On Viking and what do we need in Acorn is in a similar story. But Viking, I think, a bit more far advanced, and so the needs are clearer. The Viking system itself doesn't need government funding. Now our emitters do because they're looking for financial support from the government so that they don't lose money by capturing their CO2 emissions so that they're ready to give to us.

Our role then is transporting and storing them. What we need is the regulatory framework about that because at least part of our project will be regulated in terms of what we can charge. So we need to understand how that model is going to work. We need the government to assign, if you will, the emitters who have indicated support for our project to our project, and then we need the long-term government commitment around the long-term liability related to the storage.

So it's not a long list. We've made our list of needs very clear to the government. We're ready to go for Track 2. We are encouraging them to make the Track 2 process simpler and quicker than the Track 1, which has been fairly protracted. And we've made it clear to them that if we don't have the Track 2 process this year, ourselves and the emitters we're working with will have tough decisions to make about whether or not to continue our spending absence of government clarity because we will then begin outpacing the government and taking a lot more risk and the spend rate goes up as you get closer to FID. So we're trying to make it very clear to government that we need a response this year. And now one more question.

Operator

The final question today comes from the line of Matt Smith from Bank of America.

M
Matt Smith
Bank of America

It's only time for one question, perhaps one thing I want -- wish to clarify, if I can, and perhaps one for you, Alexander, would be in relation to the cash tax guidance, the commodity prices that you set out. Just the fact that, I think, due to an idiosyncrasy, the majority of the EPL will be paid in '24, related to 2023. I was just wondering if you could indulge us what that number would be if the EPL payments would have followed the schedule that we would have otherwise expected?

A
Alexander Krane
CFO

Yes.

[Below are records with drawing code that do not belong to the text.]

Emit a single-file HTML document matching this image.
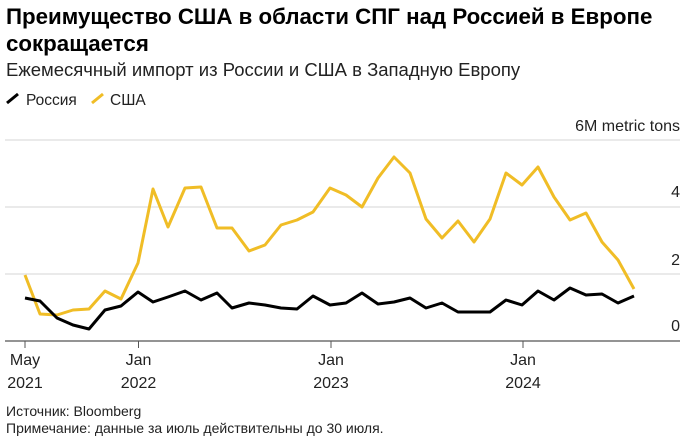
<!DOCTYPE html>
<html><head><meta charset="utf-8"><style>
body{margin:0;width:695px;height:446px;background:#fff;font-family:"Liberation Sans",sans-serif;color:#000;overflow:hidden;position:relative}
.t{position:absolute;left:6px;top:3px;font-size:22.3px;font-weight:bold;line-height:27px;white-space:nowrap}
.s{position:absolute;left:6px;top:59px;font-size:18.5px;color:#222;white-space:nowrap}
.f{position:absolute;left:6px;font-size:14px;color:#222;white-space:nowrap}
</style></head><body>
<div class="t">Преимущество США в области СПГ над Россией в Европе<br>сокращается</div>
<div class="s">Ежемесячный импорт из России и США в Западную Европу</div>
<svg width="695" height="446" style="position:absolute;left:0;top:0" font-family="Liberation Sans, sans-serif">
<line x1="7" y1="103" x2="18" y2="94" stroke="#000" stroke-width="3"/>
<text x="26" y="105" font-size="15.5" fill="#222">Россия</text>
<line x1="92" y1="103" x2="103" y2="94" stroke="#f0bd26" stroke-width="3"/>
<text x="110" y="105" font-size="15.5" fill="#222">США</text>
<text x="680" y="131" font-size="16" text-anchor="end" fill="#222">6M metric tons</text>
<g stroke="#ddd" stroke-width="1.2"><line x1="5" y1="140" x2="680" y2="140"/><line x1="5" y1="207" x2="680" y2="207"/><line x1="5" y1="274" x2="680" y2="274"/></g>
<line x1="5" y1="341" x2="680" y2="341" stroke="#555" stroke-width="1.2"/>
<g font-size="16" fill="#222" text-anchor="end"><text x="680" y="197">4</text><text x="680" y="265">2</text><text x="680" y="331">0</text></g>
<g stroke="#555"><line x1="25" y1="341" x2="25" y2="348"/><line x1="138.5" y1="341" x2="138.5" y2="348"/><line x1="331" y1="341" x2="331" y2="348"/><line x1="523" y1="341" x2="523" y2="348"/></g>
<g font-size="16" fill="#222" text-anchor="middle">
<text x="25" y="365">May</text><text x="25" y="388">2021</text>
<text x="138.5" y="365">Jan</text><text x="138.5" y="388">2022</text>
<text x="331" y="365">Jan</text><text x="331" y="388">2023</text>
<text x="523" y="365">Jan</text><text x="523" y="388">2024</text></g>
<polyline fill="none" stroke="#f0bd26" stroke-width="3" stroke-linejoin="round" points="25,275 40,314 57,315 73,310 89,309 105,291 121,299 138,263 153,189 168,227 185,188 201,187 217,228 232,228 249,251 265,245 281,225 297,220 313,212 330,188 346,195 362,207 378,178 394,157 410,173 426,219 442,238 458,221 474,242 490,219 506,173 522,185 538,167 554,197 570,220 586,213 602,242 618,260 634,289"/>
<polyline fill="none" stroke="#000" stroke-width="3" stroke-linejoin="round" points="25,298 40,301 57,318 73,325 89,329 105,310 121,306 138,292 153,302 168,297 185,291 201,300 217,293 232,308 249,303 265,305 281,308 297,309 313,296 330,305 346,303 362,293 378,304 394,302 410,298 426,308 442,303 458,312 474,312 490,312 506,300 522,305 538,291 554,300 570,288 586,295 602,294 618,303 634,296"/>
</svg>
<div class="f" style="top:403px">Источник: Bloomberg</div>
<div class="f" style="top:420px">Примечание: данные за июль действительны до 30 июля.</div>
</body></html>
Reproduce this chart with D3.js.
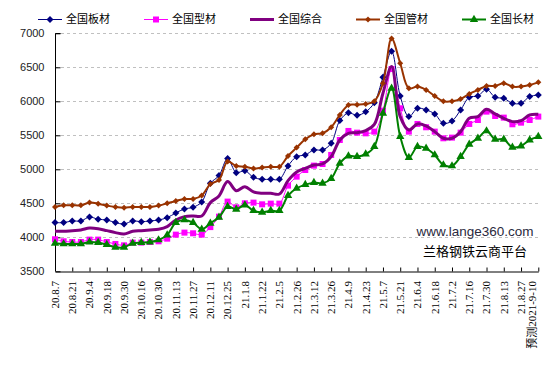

Thanks, Matt. So just very quick, what is happening here is that as you probably know, Matt, we have different legal entities where production is sitting. And for one of these entities, where we have quite a bit of tax losses as well, there's -- we -- and I think maybe this is in a very tiny footnote on Page 24. But what's happening here is that the EPL payment here, it's -- it will not fall due until, I think, it's October in 2024 as opposed to the normal cycle of 2023. So some of the legal entities will be paying EPL in October 2023. But one of this will probably not -- most likely not pay that until October 2024. I think the amount in question here is approximately $250 million. So that is the sort of the numbers -- yes, the number effect of this. So -- but clearly, of course, it's a forecast, but that is then the adjustment.

M
Matt Smith
Bank of America

Perfect. And I'll stay disciplined and avoid asking another question today.

A
Alexander Krane
CFO

Well, we can follow up separately with you, Matt.

L
Linda Cook
CEO

Yes. Matt, to you and to all the others, please do. We're going to draw a line under this for now, but please do. You know how to reach out to Elizabeth and let her know if you have any other follow-up questions, and one or more of us happy to get on a call with you and take care of those. So thanks again for joining us this morning.